The exercise – What lines of the data include the string "this"? Copy them all.

Dataset content –
** BEGIN **
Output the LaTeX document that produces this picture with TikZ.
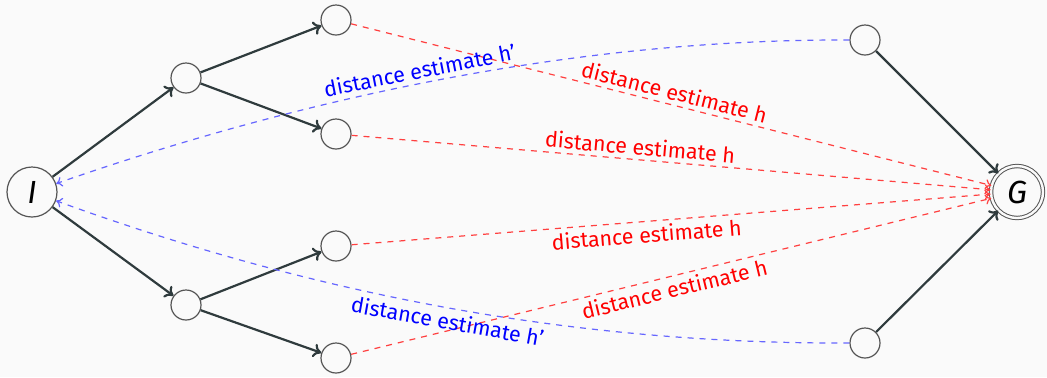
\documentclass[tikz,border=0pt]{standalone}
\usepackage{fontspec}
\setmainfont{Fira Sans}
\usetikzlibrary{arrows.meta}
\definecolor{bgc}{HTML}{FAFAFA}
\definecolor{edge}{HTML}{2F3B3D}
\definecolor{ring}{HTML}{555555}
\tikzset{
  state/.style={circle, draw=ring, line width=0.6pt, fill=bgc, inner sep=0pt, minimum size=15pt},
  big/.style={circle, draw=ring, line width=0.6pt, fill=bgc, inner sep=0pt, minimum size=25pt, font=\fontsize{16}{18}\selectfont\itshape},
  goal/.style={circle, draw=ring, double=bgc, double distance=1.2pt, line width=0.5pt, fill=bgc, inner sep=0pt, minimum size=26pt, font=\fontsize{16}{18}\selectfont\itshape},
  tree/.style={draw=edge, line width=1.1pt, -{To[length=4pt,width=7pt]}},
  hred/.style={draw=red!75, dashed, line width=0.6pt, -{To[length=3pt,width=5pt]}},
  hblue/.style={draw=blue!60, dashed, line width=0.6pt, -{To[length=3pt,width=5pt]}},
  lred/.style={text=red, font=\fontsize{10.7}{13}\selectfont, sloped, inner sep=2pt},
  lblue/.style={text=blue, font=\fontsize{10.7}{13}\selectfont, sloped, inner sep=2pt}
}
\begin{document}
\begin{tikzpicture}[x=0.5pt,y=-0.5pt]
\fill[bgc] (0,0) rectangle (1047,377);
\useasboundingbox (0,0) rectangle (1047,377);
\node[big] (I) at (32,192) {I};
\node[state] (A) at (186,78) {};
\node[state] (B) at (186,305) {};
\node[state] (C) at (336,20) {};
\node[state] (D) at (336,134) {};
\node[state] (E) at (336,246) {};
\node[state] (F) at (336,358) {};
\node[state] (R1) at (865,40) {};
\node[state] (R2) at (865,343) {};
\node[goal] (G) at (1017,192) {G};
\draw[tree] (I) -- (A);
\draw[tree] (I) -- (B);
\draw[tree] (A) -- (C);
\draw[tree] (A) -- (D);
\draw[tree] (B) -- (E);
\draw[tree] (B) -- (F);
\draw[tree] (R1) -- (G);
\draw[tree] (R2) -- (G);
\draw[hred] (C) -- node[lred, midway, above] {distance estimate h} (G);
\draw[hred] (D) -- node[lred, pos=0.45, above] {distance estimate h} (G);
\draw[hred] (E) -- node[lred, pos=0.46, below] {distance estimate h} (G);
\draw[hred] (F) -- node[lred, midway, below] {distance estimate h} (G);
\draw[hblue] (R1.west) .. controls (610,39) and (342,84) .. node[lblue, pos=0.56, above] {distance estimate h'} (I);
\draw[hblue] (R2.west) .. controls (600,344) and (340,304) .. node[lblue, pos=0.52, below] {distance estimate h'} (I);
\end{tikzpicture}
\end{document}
** END **
** BEGIN **
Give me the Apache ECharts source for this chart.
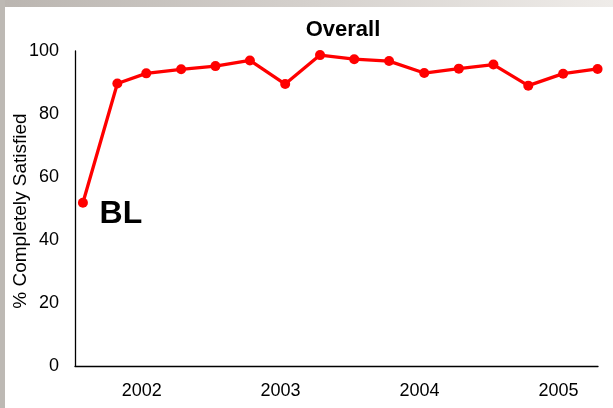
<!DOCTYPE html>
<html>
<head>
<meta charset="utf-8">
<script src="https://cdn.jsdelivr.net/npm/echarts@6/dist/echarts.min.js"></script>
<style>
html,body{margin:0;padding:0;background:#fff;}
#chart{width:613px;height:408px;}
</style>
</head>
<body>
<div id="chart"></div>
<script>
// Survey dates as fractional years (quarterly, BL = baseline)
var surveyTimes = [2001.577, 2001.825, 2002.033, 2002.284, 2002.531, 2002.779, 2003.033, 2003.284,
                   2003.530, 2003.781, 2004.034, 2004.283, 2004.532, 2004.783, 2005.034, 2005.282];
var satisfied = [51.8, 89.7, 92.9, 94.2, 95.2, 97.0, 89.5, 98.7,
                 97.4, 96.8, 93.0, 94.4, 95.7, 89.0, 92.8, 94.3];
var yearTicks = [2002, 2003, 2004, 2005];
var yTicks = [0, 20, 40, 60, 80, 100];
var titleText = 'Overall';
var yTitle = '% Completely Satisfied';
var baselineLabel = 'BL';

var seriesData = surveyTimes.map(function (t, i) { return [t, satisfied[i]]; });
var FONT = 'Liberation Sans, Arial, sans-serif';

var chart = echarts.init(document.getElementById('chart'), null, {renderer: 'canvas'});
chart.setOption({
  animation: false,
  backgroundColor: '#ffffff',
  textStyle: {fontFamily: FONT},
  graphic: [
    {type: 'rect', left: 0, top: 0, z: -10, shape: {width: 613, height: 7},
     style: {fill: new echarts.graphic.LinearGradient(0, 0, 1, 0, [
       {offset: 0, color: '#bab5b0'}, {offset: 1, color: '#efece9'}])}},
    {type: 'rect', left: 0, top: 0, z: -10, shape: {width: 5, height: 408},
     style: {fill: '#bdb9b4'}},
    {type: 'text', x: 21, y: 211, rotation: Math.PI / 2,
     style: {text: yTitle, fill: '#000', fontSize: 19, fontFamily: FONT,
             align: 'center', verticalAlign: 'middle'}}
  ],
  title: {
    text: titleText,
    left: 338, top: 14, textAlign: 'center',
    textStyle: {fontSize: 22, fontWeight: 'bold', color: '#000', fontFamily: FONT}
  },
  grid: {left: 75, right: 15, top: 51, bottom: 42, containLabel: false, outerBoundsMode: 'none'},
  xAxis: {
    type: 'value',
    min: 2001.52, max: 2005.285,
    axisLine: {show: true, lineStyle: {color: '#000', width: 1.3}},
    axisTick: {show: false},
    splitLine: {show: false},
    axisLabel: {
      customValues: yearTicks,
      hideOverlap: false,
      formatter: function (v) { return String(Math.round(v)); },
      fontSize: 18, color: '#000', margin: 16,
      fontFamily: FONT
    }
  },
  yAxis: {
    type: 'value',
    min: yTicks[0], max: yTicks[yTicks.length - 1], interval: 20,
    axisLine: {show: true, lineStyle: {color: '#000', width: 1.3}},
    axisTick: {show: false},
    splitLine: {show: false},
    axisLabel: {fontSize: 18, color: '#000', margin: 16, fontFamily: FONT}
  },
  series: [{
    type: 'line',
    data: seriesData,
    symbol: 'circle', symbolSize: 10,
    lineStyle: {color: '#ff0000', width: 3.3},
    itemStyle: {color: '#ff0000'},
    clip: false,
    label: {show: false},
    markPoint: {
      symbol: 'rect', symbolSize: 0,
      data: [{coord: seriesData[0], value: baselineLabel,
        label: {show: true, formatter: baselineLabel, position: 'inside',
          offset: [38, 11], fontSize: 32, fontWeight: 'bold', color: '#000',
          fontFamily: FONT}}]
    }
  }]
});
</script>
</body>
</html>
** END **
Answer to the task –
Output the LaTeX document that produces this picture with TikZ.
Give me the Apache ECharts source for this chart.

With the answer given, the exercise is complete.